The way around the union problem is contracting out, as has been done in London and New York City. Expect a strike to shut down the system. Alternatively, jurisdictions can continue to reduce their Metrobus service, and their labor costs. Another thing that can be done is to hire more part-timers. Full-timers hate this, but why should we pay drivers to do nothing during the day, when they could be doing something productive? Unfortunately, this has to be done when the economy is good, to reduce resistance.

by Chuck Coleman on Jan 29, 2009 9:48 pm • linkreport

Yeah, those metro employees shouldn't get benefits like insurance and sick days! Boo on them!

Seriously, you think Metro is bad now? Hire part time workers and non union workers, and you'll see how truly bad it can get. Those workers you disparage are helping to keep it together.

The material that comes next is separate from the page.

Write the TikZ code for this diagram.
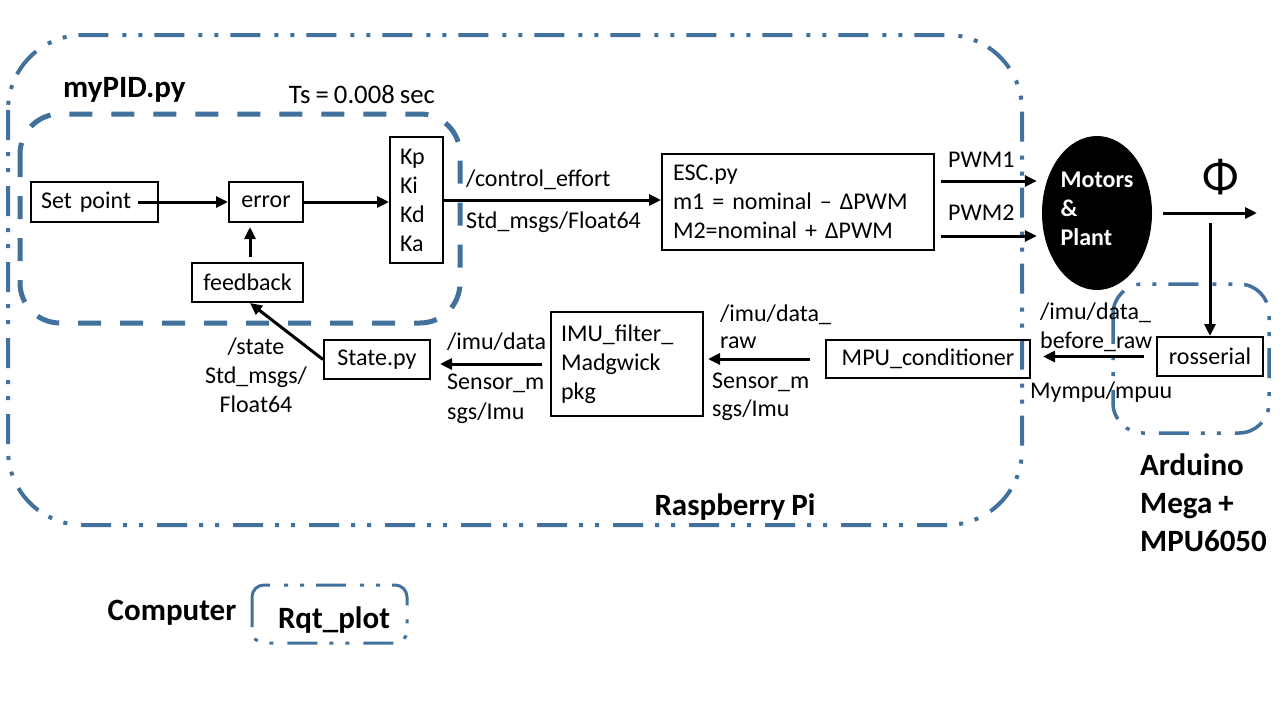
\documentclass[tikz,border=0pt]{standalone}
\usepackage{fontspec}
\setmainfont[WordSpace=0.85]{Carlito}
\usetikzlibrary{arrows.meta,shapes.geometric,calc}
\definecolor{frame}{RGB}{65,113,156}
\newcommand\fnorm{\fontsize{24}{29}\selectfont}
\newcommand\fbig{\fontsize{31}{38}\selectfont\bfseries}
\newcommand\fts{\fontsize{26.7}{32}\selectfont}
\newcommand\fphi{\fontsize{48}{52}\selectfont}
\begin{document}
\begin{tikzpicture}[x=1pt,y=-1pt,
 box/.style={draw, line width=2pt, inner sep=0pt, font=\fnorm},
 lbl/.style={inner sep=0pt, font=\fnorm, anchor=west},
 title/.style={inner sep=0pt, font=\fbig},
 arr/.style={line width=3pt, -{Triangle[length=12pt,width=11pt]}},
 ddot/.style={draw=frame, line width=4pt, dash pattern=on 30pt off 12pt on 4pt off 12pt on 4pt off 14pt},
 dsh/.style={draw=frame, line width=5pt, dash pattern=on 23pt off 19pt}]
\useasboundingbox (0,0) rectangle (1280,720);
\fill[white] (0,0) rectangle (1280,720);
% frames
\draw[ddot, rounded corners=75pt] (8,35) rectangle (1022,525);
\draw[dsh, rounded corners=40pt] (20,114) rectangle (460,323);
\draw[ddot, line width=3.5pt, rounded corners=30pt] (1113,284) rectangle (1269,433);
\draw[ddot, line width=3pt, rounded corners=12pt] (252,585) rectangle (407,643);
% boxes
\node[box, minimum width=127pt, minimum height=40pt, text width=107pt, inner xsep=10pt, align=left] (sp) at (94.5,202) {Set point};
\node[box, minimum width=74pt, minimum height=40pt] (err) at (266,202) {error};
\node[box, minimum width=53pt, minimum height=126pt, text width=33pt, align=left, inner xsep=10pt] (gains) at (416.5,200) {Kp\\Ki\\Kd\\Ka};
\node[box, minimum width=111pt, minimum height=39pt] (fb) at (247.5,282.5) {feedback};
\node[box, minimum width=272pt, minimum height=96pt, text width=250pt, inner xsep=11pt, align=left] (esc) at (798,202) {ESC.py\\m1 = nominal – ΔPWM\\M2=nominal + ΔPWM};
\node[box, minimum width=106pt, minimum height=39pt] (state) at (377,359.5) {State.py};
\node[box, minimum width=152pt, minimum height=104pt, text width=132pt, inner xsep=10pt, align=left] (imu) at (627,364) {IMU\_filter\_\\Madgwick\\pkg};
\node[box, minimum width=204pt, minimum height=38pt] (mpu) at (928,359) {MPU\_conditioner};
\node[box, minimum width=106pt, minimum height=39pt] (ros) at (1210,356.5) {rosserial};
\node[ellipse, fill=black, minimum width=110pt, minimum height=154pt, inner sep=0pt] (mot) at (1097,213) {};
\node[inner sep=0pt, text=white, font=\fnorm\bfseries, align=left] (motlbl) at (1097,209) {Motors\\\&\\Plant};
\coordinate (phiend) at (1257,213);
\coordinate (tap) at (1210,223);
% arrows
\draw[arr] ([xshift=-21pt]sp.east) -- (err.west);
\draw[arr] (err.east) -- (gains.west |- err.east);
\draw[arr, shorten <=5pt, shorten >=4pt] ([xshift=2.5pt]fb.north) -- ([xshift=2.5pt]fb.north |- err.south);
\draw[arr] (state.west) -- ([xshift=2.5pt]fb.south);
\draw[arr, shorten <=8pt, shorten >=9pt] (imu.west) -- (imu.west -| state.east);
\draw[arr, shorten <=15pt, shorten >=4pt] (mpu.west) -- (mpu.west -| imu.east);
\draw[arr, shorten <=12pt, shorten >=12pt] (ros.west) -- (ros.west -| mpu.east);
\draw[arr] (gains.east) -- (gains.east -| esc.west);
\draw[arr, shorten <=6pt, shorten >=5pt] ([yshift=21pt]esc.east) -- ([yshift=21pt]esc.east -| mot.west);
\draw[arr, shorten <=6pt, shorten >=5pt] ([yshift=-34pt]esc.east) -- ([yshift=-34pt]esc.east -| mot.west);
\draw[arr, shorten <=11pt] (mot.east) -- (phiend);
\draw[arr] (tap) -- (ros.north);
% labels
\node[lbl] (lce) at (466,180) {/control\_effort};
\node[lbl] (lsf) at (466,222) {Std\_msgs/Float64};
\node[lbl] (lp1) at (948,160) {PWM1};
\node[lbl] (lp2) at (948,213) {PWM2};
\node[inner sep=0pt, font=\fphi] (phi) at (1221,177) {Φ};
\node[lbl] (lb1) at (1040,313) {/imu/data\_};
\node[lbl] (lb2) at (1040,342) {before\_raw};
\node[lbl] (lmy) at (1030,392) {Mympu/mpuu};
\node[lbl] (lr1) at (720,315) {/imu/data\_};
\node[lbl] (lr2) at (720,343) {raw};
\node[lbl] (lr3) at (712,382) {Sensor\_m};
\node[lbl] (lr4) at (712,410) {sgs/Imu};
\node[lbl] (ll1) at (447,342) {/imu/data};
\node[lbl] (ll2) at (447,383) {Sensor\_m};
\node[lbl] (ll3) at (447,413) {sgs/Imu};
\node[inner sep=0pt, font=\fnorm, align=center] (lst) at (256,375) {/state\\Std\_msgs/\\Float64};
% titles
\node[title, anchor=west] (tpid) at (63,90) {myPID.py};
\node[inner sep=0pt, font=\fts] (tts) at (362,94) {Ts = 0.008 sec};
\node[title] (trpi) at (735,507) {Raspberry Pi};
\node[title, anchor=west, align=left] (tard) at (1140,503) {Arduino\\Mega +\\MPU6050};
\node[title] (tcomp) at (172,613) {Computer};
\node[title] (trqt) at (334,620) {Rqt\_plot};
\end{tikzpicture}
\end{document}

Look, there's a lot to be done to cut down on unnecessary expenses. Getting rid of the union isn't one of them.

I agree the union can go a lot farther.

by Jazzy on Jan 29, 2009 10:44 pm • linkreport

Chuck Coleman: Under the current union contracts, WMATA is prohibited from using contractors to replace current jobs.

I wasn't advocating getting rid of the union, merely negotiating with them so that they can be part of the solution.

by Michael Perkins on Jan 30, 2009 6:09 am • linkreport

With the Unions: recall (e.g. from Hurricane Isabel) that if Metro shuts down, the Federal government shuts down. So there is a very strong incentive to ensure that, e.g., Metro doesn't shut down because of a strike. I think there's some sort of trade-off where, in exchange for no-strike provisions, the Union contracts are negotiated through binding arbitration, every time.

by thm on Jan 30, 2009 9:38 am • linkreport

The Wmata can cut cost by out sourcing there third party liability department. Hire a outside insurance company to settle their claims. Do away with that department.